In a landslide result, 81% of flight attendants at the Dallas-based airlines voted in favor of the landmark deal which, it is claimed, will leave Southwest crew members earning 14% more on average than their peers at Delta Air Lines.

The hard-fought four-year contract includes an immediate 22.3% pay rise, along with $364 million in retroactive wages that will be paid out depending on how long a flight attendant has worked for Southwest.

The pay rise will take effect on May 1, followed by smaller 3% pay rises for the following three years up to and including May 1, 2027.

New hire flight attendants will earn around $33.55 per hour under the new contract, while Southwest’s most veteran crew members will earn as much as $84.42 per hour.

Retroactive payments in the form of a one-off bonus will vary by how long crew members have worked for the airline, but many are set to receive a payout of $20,000 or more.

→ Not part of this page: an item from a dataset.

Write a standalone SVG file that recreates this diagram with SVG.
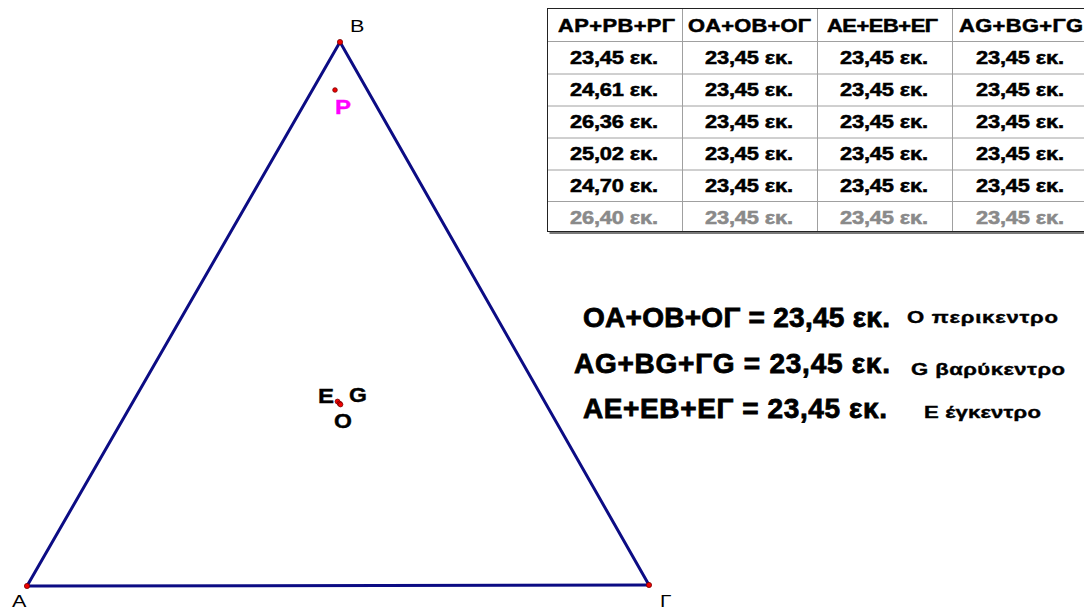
<svg xmlns="http://www.w3.org/2000/svg" width="1084" height="610" viewBox="0 0 1084 610">
<style>
text{font-family:"Liberation Sans",Arial,sans-serif}
.lbl{font-size:16px;fill:#000}
.bl{font-weight:bold;fill:#000;font-size:20px;stroke:#000;stroke-width:0.4}
.th{font-size:17.5px;font-weight:bold;fill:#000;stroke:#000;stroke-width:0.5}
.td text{font-size:17.5px;font-weight:bold;fill:#000;stroke:#000;stroke-width:0.5}
.td text.gr{fill:#8a8a8a;stroke:#8a8a8a}
.big{font-size:28px;font-weight:bold;fill:#000;stroke:#000;stroke-width:0.8}
.desc{font-size:17px;font-weight:bold;fill:#000;stroke:#000;stroke-width:0.4}
.edge{stroke:#0c0c84;stroke-width:3;fill:none;stroke-linecap:round}
.pt{fill:#f00000;stroke:#7a0000;stroke-width:0.8}
.grid{stroke:#a0a0a0;stroke-width:1}
</style>
<rect width="1084" height="610" fill="#fff"/>
<g id="connectors">
<line class="edge" x1="27" y1="586" x2="340" y2="42"/>
<line class="edge" x1="340" y1="42" x2="649" y2="585"/>
<line class="edge" x1="27" y1="586" x2="649" y2="585"/>
</g>
<g id="vertex-A"><circle class="pt" cx="27" cy="586" r="2.6"/><text class="lbl" transform="translate(12,607) scale(1.35,1)" textLength="11" lengthAdjust="spacing">A</text></g>
<g id="vertex-B"><circle class="pt" cx="340" cy="42" r="2.6"/><text class="lbl" transform="translate(350,32) scale(1.35,1)" textLength="10.4" lengthAdjust="spacing">B</text></g>
<g id="vertex-G"><circle class="pt" cx="649" cy="585" r="2.6"/><text class="lbl" transform="translate(660,607) scale(1.3,1)" textLength="8.5" lengthAdjust="spacing">Γ</text></g>
<g id="point-P"><circle class="pt" cx="335" cy="90" r="2.3"/><text transform="translate(335,114) scale(1.2,1)" font-size="20" font-weight="bold" fill="#ff00ff" stroke="#ff00ff" stroke-width="0.4" textLength="12.5" lengthAdjust="spacing">P</text></g>
<g id="point-E"><circle class="pt" cx="337.5" cy="401.5" r="2.4"/><text class="bl" transform="translate(318,402.5) scale(1.2,1)" textLength="12.5" lengthAdjust="spacing">E</text></g>
<g id="point-G"><circle class="pt" cx="339.5" cy="403.5" r="2.4"/><text class="bl" transform="translate(349,402) scale(1.15,1)" textLength="15.2" lengthAdjust="spacing">G</text></g>
<g id="point-O"><circle class="pt" cx="340.5" cy="404.5" r="2.4"/><text class="bl" transform="translate(334,427.5) scale(1.15,1)" textLength="15.2" lengthAdjust="spacing">O</text></g>
<g id="table">
<rect x="549.5" y="10" width="560" height="224" fill="#7a7a7a"/>
<rect x="547.5" y="8.5" width="560" height="223" fill="#fff" stroke="#222" stroke-width="1"/>
<g class="grid">
<line x1="548" y1="41.5" x2="1084" y2="41.5"/>
<line x1="548" y1="74" x2="1084" y2="74"/>
<line x1="548" y1="106" x2="1084" y2="106"/>
<line x1="548" y1="138" x2="1084" y2="138"/>
<line x1="548" y1="170" x2="1084" y2="170"/>
<line x1="548" y1="201.5" x2="1084" y2="201.5"/>
<line x1="682.5" y1="9" x2="682.5" y2="231"/>
<line x1="817.5" y1="9" x2="817.5" y2="231"/>
<line x1="952.5" y1="9" x2="952.5" y2="231"/>
</g>
<text class="th" transform="translate(558,31.7) scale(1.25,1)" textLength="93.6" lengthAdjust="spacing">AP+PB+PΓ</text>
<text class="th" transform="translate(688,31.7) scale(1.25,1)" textLength="98.4" lengthAdjust="spacing">OA+OB+OΓ</text>
<text class="th" transform="translate(827,31.7) scale(1.25,1)" textLength="88.8" lengthAdjust="spacing">AE+EB+EΓ</text>
<text class="th" transform="translate(959,31.7) scale(1.25,1)" textLength="99.2" lengthAdjust="spacing">AG+BG+ΓG</text>
<g class="td">
<text transform="translate(570,64.3) scale(1.25,1)" textLength="70.4" lengthAdjust="spacing">23,45 εκ.</text>
<text transform="translate(705,64.3) scale(1.25,1)" textLength="70.4" lengthAdjust="spacing">23,45 εκ.</text>
<text transform="translate(840,64.3) scale(1.25,1)" textLength="70.4" lengthAdjust="spacing">23,45 εκ.</text>
<text transform="translate(976,64.3) scale(1.25,1)" textLength="70.4" lengthAdjust="spacing">23,45 εκ.</text>
<text transform="translate(570,96.2) scale(1.25,1)" textLength="70.4" lengthAdjust="spacing">24,61 εκ.</text>
<text transform="translate(705,96.2) scale(1.25,1)" textLength="70.4" lengthAdjust="spacing">23,45 εκ.</text>
<text transform="translate(840,96.2) scale(1.25,1)" textLength="70.4" lengthAdjust="spacing">23,45 εκ.</text>
<text transform="translate(976,96.2) scale(1.25,1)" textLength="70.4" lengthAdjust="spacing">23,45 εκ.</text>
<text transform="translate(570,128) scale(1.25,1)" textLength="70.4" lengthAdjust="spacing">26,36 εκ.</text>
<text transform="translate(705,128) scale(1.25,1)" textLength="70.4" lengthAdjust="spacing">23,45 εκ.</text>
<text transform="translate(840,128) scale(1.25,1)" textLength="70.4" lengthAdjust="spacing">23,45 εκ.</text>
<text transform="translate(976,128) scale(1.25,1)" textLength="70.4" lengthAdjust="spacing">23,45 εκ.</text>
<text transform="translate(570,159.9) scale(1.25,1)" textLength="70.4" lengthAdjust="spacing">25,02 εκ.</text>
<text transform="translate(705,159.9) scale(1.25,1)" textLength="70.4" lengthAdjust="spacing">23,45 εκ.</text>
<text transform="translate(840,159.9) scale(1.25,1)" textLength="70.4" lengthAdjust="spacing">23,45 εκ.</text>
<text transform="translate(976,159.9) scale(1.25,1)" textLength="70.4" lengthAdjust="spacing">23,45 εκ.</text>
<text transform="translate(570,191.7) scale(1.25,1)" textLength="70.4" lengthAdjust="spacing">24,70 εκ.</text>
<text transform="translate(705,191.7) scale(1.25,1)" textLength="70.4" lengthAdjust="spacing">23,45 εκ.</text>
<text transform="translate(840,191.7) scale(1.25,1)" textLength="70.4" lengthAdjust="spacing">23,45 εκ.</text>
<text transform="translate(976,191.7) scale(1.25,1)" textLength="70.4" lengthAdjust="spacing">23,45 εκ.</text>
<text class="gr" transform="translate(570,223.6) scale(1.25,1)" textLength="70.4" lengthAdjust="spacing">26,40 εκ.</text>
<text class="gr" transform="translate(705,223.6) scale(1.25,1)" textLength="70.4" lengthAdjust="spacing">23,45 εκ.</text>
<text class="gr" transform="translate(840,223.6) scale(1.25,1)" textLength="70.4" lengthAdjust="spacing">23,45 εκ.</text>
<text class="gr" transform="translate(976,223.6) scale(1.25,1)" textLength="70.4" lengthAdjust="spacing">23,45 εκ.</text>
</g>
</g>
<g id="formulas">
<text class="big" x="583" y="327" textLength="307" lengthAdjust="spacing">OA+OB+OΓ = 23,45 εκ.</text>
<text class="desc" transform="translate(907,323) scale(1.3,1)" textLength="116.2" lengthAdjust="spacing">Ο περικεντρο</text>
<text class="big" x="574" y="373" textLength="316" lengthAdjust="spacing">AG+BG+ΓG = 23,45 εκ.</text>
<text class="desc" transform="translate(911,375) scale(1.3,1)" textLength="118.5" lengthAdjust="spacing">G βαρύκεντρο</text>
<text class="big" x="583" y="418" textLength="304" lengthAdjust="spacing">AE+EB+EΓ = 23,45 εκ.</text>
<text class="desc" transform="translate(924,418) scale(1.3,1)" textLength="90" lengthAdjust="spacing">Ε έγκεντρο</text>
</g>
</svg>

On top of the new headline-grabbing pay rates, the TWU 556 union, which represents flight attendants at Southwest, has also secured an industry-first paid maternal and parental leave program for its members.

With stalled contract negotiations at American Airlines, Alaska Airlines and United Airlines dragging down flight attendant pay rates across the industry, Delta has long been the highest-paying carrier, with a top rate of $76 per hour for its longest-serving crew members.

Earlier this week, Delta announced that its crew members would soon receive a 5% pay rise, which means its flight attendants are still set to fall behind Southwest’s flight attendants.

The airline has, however, told its flight attendants in an internal memo that when discretionary bonuses and profit sharing are taken into consideration, it remains confident that it remains the highest-paying airline employer in the US aviation industry.

Should flight attendants at American, Alaska or United manage to secure an even better deal within the next 12 months, the union has the right to reopen negotiations with Southwest.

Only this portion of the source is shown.